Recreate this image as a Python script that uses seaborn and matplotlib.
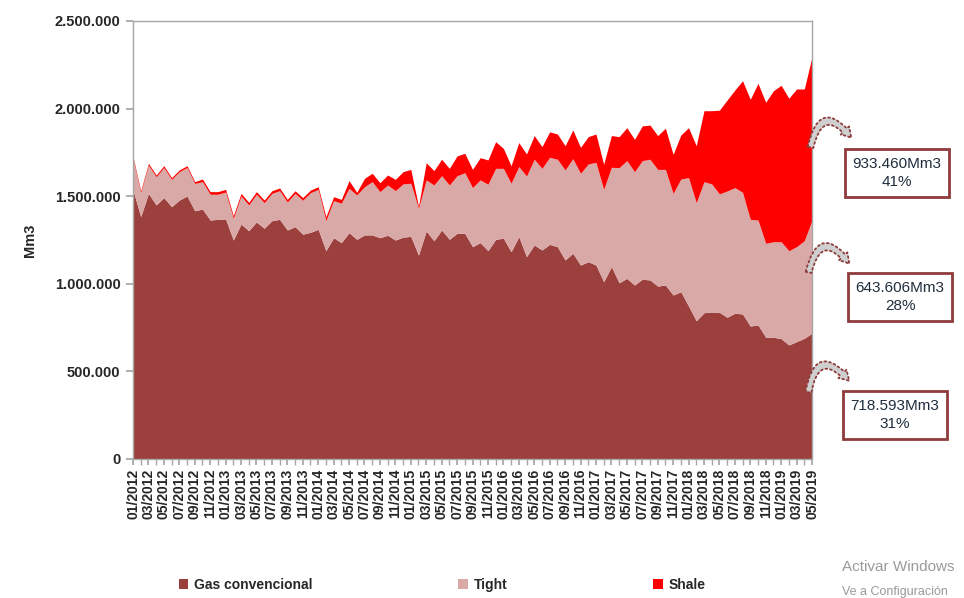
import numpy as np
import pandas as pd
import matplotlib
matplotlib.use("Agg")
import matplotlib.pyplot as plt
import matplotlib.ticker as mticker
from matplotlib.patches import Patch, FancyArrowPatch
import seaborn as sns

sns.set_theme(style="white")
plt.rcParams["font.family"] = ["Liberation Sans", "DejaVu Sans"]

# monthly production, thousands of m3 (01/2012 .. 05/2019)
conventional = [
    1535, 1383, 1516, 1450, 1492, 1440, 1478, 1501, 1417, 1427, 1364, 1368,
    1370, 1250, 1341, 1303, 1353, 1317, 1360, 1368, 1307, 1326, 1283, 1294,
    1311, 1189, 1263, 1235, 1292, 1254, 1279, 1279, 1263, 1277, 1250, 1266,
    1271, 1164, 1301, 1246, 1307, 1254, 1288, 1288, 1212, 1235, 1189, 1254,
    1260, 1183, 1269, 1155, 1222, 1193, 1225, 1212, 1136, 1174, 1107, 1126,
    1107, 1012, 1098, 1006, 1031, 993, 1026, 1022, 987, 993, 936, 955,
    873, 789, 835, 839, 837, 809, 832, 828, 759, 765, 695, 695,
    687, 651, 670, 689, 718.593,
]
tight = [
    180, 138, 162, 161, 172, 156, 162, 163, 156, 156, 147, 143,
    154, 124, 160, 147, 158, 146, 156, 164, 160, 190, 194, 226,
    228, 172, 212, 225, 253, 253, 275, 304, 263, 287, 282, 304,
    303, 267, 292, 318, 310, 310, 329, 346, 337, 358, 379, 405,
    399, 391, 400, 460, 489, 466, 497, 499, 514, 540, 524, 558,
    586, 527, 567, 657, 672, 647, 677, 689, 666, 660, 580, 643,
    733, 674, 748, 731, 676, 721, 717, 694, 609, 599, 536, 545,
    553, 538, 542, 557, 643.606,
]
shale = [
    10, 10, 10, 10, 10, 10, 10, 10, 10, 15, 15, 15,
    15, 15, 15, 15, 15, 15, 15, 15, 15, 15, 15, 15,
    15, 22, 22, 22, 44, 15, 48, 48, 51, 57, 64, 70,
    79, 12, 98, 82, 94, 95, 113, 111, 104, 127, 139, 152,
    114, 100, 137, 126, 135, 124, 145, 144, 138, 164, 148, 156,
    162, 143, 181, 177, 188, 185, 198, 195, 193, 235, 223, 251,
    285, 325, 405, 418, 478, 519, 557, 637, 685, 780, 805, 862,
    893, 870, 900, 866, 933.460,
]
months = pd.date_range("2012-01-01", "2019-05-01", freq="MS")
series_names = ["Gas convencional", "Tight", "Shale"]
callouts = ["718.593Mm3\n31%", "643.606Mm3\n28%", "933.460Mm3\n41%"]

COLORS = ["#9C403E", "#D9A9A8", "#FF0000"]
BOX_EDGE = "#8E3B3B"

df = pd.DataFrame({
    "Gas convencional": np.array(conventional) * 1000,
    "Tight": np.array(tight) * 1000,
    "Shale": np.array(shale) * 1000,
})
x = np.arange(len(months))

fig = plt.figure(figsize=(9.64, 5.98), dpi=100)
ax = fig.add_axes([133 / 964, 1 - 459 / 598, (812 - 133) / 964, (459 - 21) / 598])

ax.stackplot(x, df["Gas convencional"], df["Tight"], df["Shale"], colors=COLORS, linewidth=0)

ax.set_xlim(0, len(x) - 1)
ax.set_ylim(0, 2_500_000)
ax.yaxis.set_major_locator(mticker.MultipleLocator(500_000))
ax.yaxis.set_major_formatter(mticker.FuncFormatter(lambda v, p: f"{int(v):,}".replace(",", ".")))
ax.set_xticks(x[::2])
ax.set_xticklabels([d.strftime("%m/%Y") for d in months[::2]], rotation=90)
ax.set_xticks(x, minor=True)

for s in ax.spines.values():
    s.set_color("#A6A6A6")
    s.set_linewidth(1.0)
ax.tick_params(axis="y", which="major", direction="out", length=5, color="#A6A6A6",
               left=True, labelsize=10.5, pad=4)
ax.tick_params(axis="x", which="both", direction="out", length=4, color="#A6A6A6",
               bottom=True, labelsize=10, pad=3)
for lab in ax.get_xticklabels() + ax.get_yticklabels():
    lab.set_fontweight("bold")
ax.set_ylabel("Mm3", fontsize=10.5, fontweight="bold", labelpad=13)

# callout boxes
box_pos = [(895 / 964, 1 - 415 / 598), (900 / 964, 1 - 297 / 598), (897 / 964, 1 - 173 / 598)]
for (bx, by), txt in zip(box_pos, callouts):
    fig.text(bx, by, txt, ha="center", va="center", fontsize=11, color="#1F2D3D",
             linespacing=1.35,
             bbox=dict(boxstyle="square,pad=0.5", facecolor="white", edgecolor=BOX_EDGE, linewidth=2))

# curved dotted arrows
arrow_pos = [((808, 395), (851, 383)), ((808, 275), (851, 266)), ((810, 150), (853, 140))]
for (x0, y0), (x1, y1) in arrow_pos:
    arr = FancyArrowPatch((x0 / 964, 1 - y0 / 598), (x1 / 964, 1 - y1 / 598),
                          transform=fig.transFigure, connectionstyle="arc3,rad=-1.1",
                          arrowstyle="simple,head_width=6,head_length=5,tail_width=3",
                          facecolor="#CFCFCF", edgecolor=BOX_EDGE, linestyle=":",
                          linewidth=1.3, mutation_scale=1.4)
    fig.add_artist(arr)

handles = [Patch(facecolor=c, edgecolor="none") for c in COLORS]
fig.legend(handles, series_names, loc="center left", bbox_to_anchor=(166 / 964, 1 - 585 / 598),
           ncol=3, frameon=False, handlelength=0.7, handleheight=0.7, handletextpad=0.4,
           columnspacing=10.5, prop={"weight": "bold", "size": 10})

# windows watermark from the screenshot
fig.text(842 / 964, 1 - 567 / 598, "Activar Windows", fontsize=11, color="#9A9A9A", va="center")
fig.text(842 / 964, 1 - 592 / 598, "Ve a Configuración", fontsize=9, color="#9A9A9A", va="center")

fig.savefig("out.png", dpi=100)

:::::

- _Requirements_
Reproduce the full material exactly, excluding the pictures.

- _Expected output_
Recreate this image as a Python script that uses seaborn and matplotlib.
import numpy as np
import pandas as pd
import matplotlib
matplotlib.use("Agg")
import matplotlib.pyplot as plt
import matplotlib.ticker as mticker
from matplotlib.patches import Patch, FancyArrowPatch
import seaborn as sns

sns.set_theme(style="white")
plt.rcParams["font.family"] = ["Liberation Sans", "DejaVu Sans"]

# monthly production, thousands of m3 (01/2012 .. 05/2019)
conventional = [
    1535, 1383, 1516, 1450, 1492, 1440, 1478, 1501, 1417, 1427, 1364, 1368,
    1370, 1250, 1341, 1303, 1353, 1317, 1360, 1368, 1307, 1326, 1283, 1294,
    1311, 1189, 1263, 1235, 1292, 1254, 1279, 1279, 1263, 1277, 1250, 1266,
    1271, 1164, 1301, 1246, 1307, 1254, 1288, 1288, 1212, 1235, 1189, 1254,
    1260, 1183, 1269, 1155, 1222, 1193, 1225, 1212, 1136, 1174, 1107, 1126,
    1107, 1012, 1098, 1006, 1031, 993, 1026, 1022, 987, 993, 936, 955,
    873, 789, 835, 839, 837, 809, 832, 828, 759, 765, 695, 695,
    687, 651, 670, 689, 718.593,
]
tight = [
    180, 138, 162, 161, 172, 156, 162, 163, 156, 156, 147, 143,
    154, 124, 160, 147, 158, 146, 156, 164, 160, 190, 194, 226,
    228, 172, 212, 225, 253, 253, 275, 304, 263, 287, 282, 304,
    303, 267, 292, 318, 310, 310, 329, 346, 337, 358, 379, 405,
    399, 391, 400, 460, 489, 466, 497, 499, 514, 540, 524, 558,
    586, 527, 567, 657, 672, 647, 677, 689, 666, 660, 580, 643,
    733, 674, 748, 731, 676, 721, 717, 694, 609, 599, 536, 545,
    553, 538, 542, 557, 643.606,
]
shale = [
    10, 10, 10, 10, 10, 10, 10, 10, 10, 15, 15, 15,
    15, 15, 15, 15, 15, 15, 15, 15, 15, 15, 15, 15,
    15, 22, 22, 22, 44, 15, 48, 48, 51, 57, 64, 70,
    79, 12, 98, 82, 94, 95, 113, 111, 104, 127, 139, 152,
    114, 100, 137, 126, 135, 124, 145, 144, 138, 164, 148, 156,
    162, 143, 181, 177, 188, 185, 198, 195, 193, 235, 223, 251,
    285, 325, 405, 418, 478, 519, 557, 637, 685, 780, 805, 862,
    893, 870, 900, 866, 933.460,
]
months = pd.date_range("2012-01-01", "2019-05-01", freq="MS")
series_names = ["Gas convencional", "Tight", "Shale"]
callouts = ["718.593Mm3\n31%", "643.606Mm3\n28%", "933.460Mm3\n41%"]

COLORS = ["#9C403E", "#D9A9A8", "#FF0000"]
BOX_EDGE = "#8E3B3B"

df = pd.DataFrame({
    "Gas convencional": np.array(conventional) * 1000,
    "Tight": np.array(tight) * 1000,
    "Shale": np.array(shale) * 1000,
})
x = np.arange(len(months))

fig = plt.figure(figsize=(9.64, 5.98), dpi=100)
ax = fig.add_axes([133 / 964, 1 - 459 / 598, (812 - 133) / 964, (459 - 21) / 598])

ax.stackplot(x, df["Gas convencional"], df["Tight"], df["Shale"], colors=COLORS, linewidth=0)

ax.set_xlim(0, len(x) - 1)
ax.set_ylim(0, 2_500_000)
ax.yaxis.set_major_locator(mticker.MultipleLocator(500_000))
ax.yaxis.set_major_formatter(mticker.FuncFormatter(lambda v, p: f"{int(v):,}".replace(",", ".")))
ax.set_xticks(x[::2])
ax.set_xticklabels([d.strftime("%m/%Y") for d in months[::2]], rotation=90)
ax.set_xticks(x, minor=True)

for s in ax.spines.values():
    s.set_color("#A6A6A6")
    s.set_linewidth(1.0)
ax.tick_params(axis="y", which="major", direction="out", length=5, color="#A6A6A6",
               left=True, labelsize=10.5, pad=4)
ax.tick_params(axis="x", which="both", direction="out", length=4, color="#A6A6A6",
               bottom=True, labelsize=10, pad=3)
for lab in ax.get_xticklabels() + ax.get_yticklabels():
    lab.set_fontweight("bold")
ax.set_ylabel("Mm3", fontsize=10.5, fontweight="bold", labelpad=13)

# callout boxes
box_pos = [(895 / 964, 1 - 415 / 598), (900 / 964, 1 - 297 / 598), (897 / 964, 1 - 173 / 598)]
for (bx, by), txt in zip(box_pos, callouts):
    fig.text(bx, by, txt, ha="center", va="center", fontsize=11, color="#1F2D3D",
             linespacing=1.35,
             bbox=dict(boxstyle="square,pad=0.5", facecolor="white", edgecolor=BOX_EDGE, linewidth=2))

# curved dotted arrows
arrow_pos = [((808, 395), (851, 383)), ((808, 275), (851, 266)), ((810, 150), (853, 140))]
for (x0, y0), (x1, y1) in arrow_pos:
    arr = FancyArrowPatch((x0 / 964, 1 - y0 / 598), (x1 / 964, 1 - y1 / 598),
                          transform=fig.transFigure, connectionstyle="arc3,rad=-1.1",
                          arrowstyle="simple,head_width=6,head_length=5,tail_width=3",
                          facecolor="#CFCFCF", edgecolor=BOX_EDGE, linestyle=":",
                          linewidth=1.3, mutation_scale=1.4)
    fig.add_artist(arr)

handles = [Patch(facecolor=c, edgecolor="none") for c in COLORS]
fig.legend(handles, series_names, loc="center left", bbox_to_anchor=(166 / 964, 1 - 585 / 598),
           ncol=3, frameon=False, handlelength=0.7, handleheight=0.7, handletextpad=0.4,
           columnspacing=10.5, prop={"weight": "bold", "size": 10})

# windows watermark from the screenshot
fig.text(842 / 964, 1 - 567 / 598, "Activar Windows", fontsize=11, color="#9A9A9A", va="center")
fig.text(842 / 964, 1 - 592 / 598, "Ve a Configuración", fontsize=9, color="#9A9A9A", va="center")

fig.savefig("out.png", dpi=100)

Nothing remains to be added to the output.